I do not query the eminence of any of the individuals I have named. I am querying the big dilemma for us as a society, which is the continued use and abuse of political patronage by the Government, by the Minister's party and by Fine Gael, his partners in government. That is the issue; it is not about individuals. It is about the fact that the Minister still believes, à la Fianna Fáil, that he is in charge and that he can use these State appointments either as consolation prizes for people or a mechanism - as in the case of Mr. McNulty, who I am sure is a very good man - to give someone a leg-up in terms of his electoral ambitions.
Incidentally, the North-South body appointments are cleared by the North-South Ministerial Council. The Minister's current party leader, the Tánaiste and Minster for Social Protection, Deputy Joan Burton, was at the meeting that cleared those appointments. That is how it works. The North also has a public appointments system.
Did the Minister approve of Mr. McNulty's appointment and does he approve of Deputy Pat Rabbitte's carry on?
All those on the Sinn Féin list of appointments - all of whom I am sure are excellently suitable people, many of whom served in office for Sinn Féin or worked for that party - are simply validated by the process, as the Deputy knows.

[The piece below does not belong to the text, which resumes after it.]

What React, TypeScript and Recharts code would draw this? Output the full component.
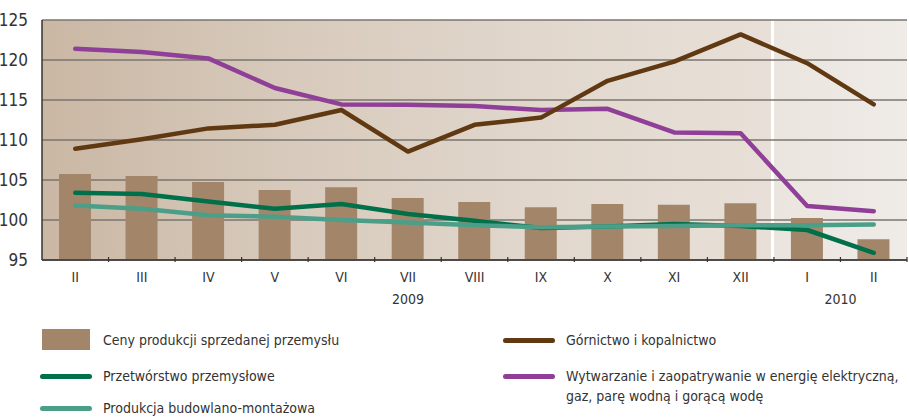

The issue now is that we have changed that system. For the first time in our history, we have put in a new transparent system to get away from the Sinn Féin and Fianna Fáil nominations that have scattered the landscape for years. We have a new system at the heart of which we have set out objective suitability criteria. Individuals apply and are individually vetted and assessed by the Public Appointments Service. They are then submitted if they are appropriate. Only an appropriate person can be submitted to a Minister for appointment and that is the way it should be. I know that it will be transformative from now on.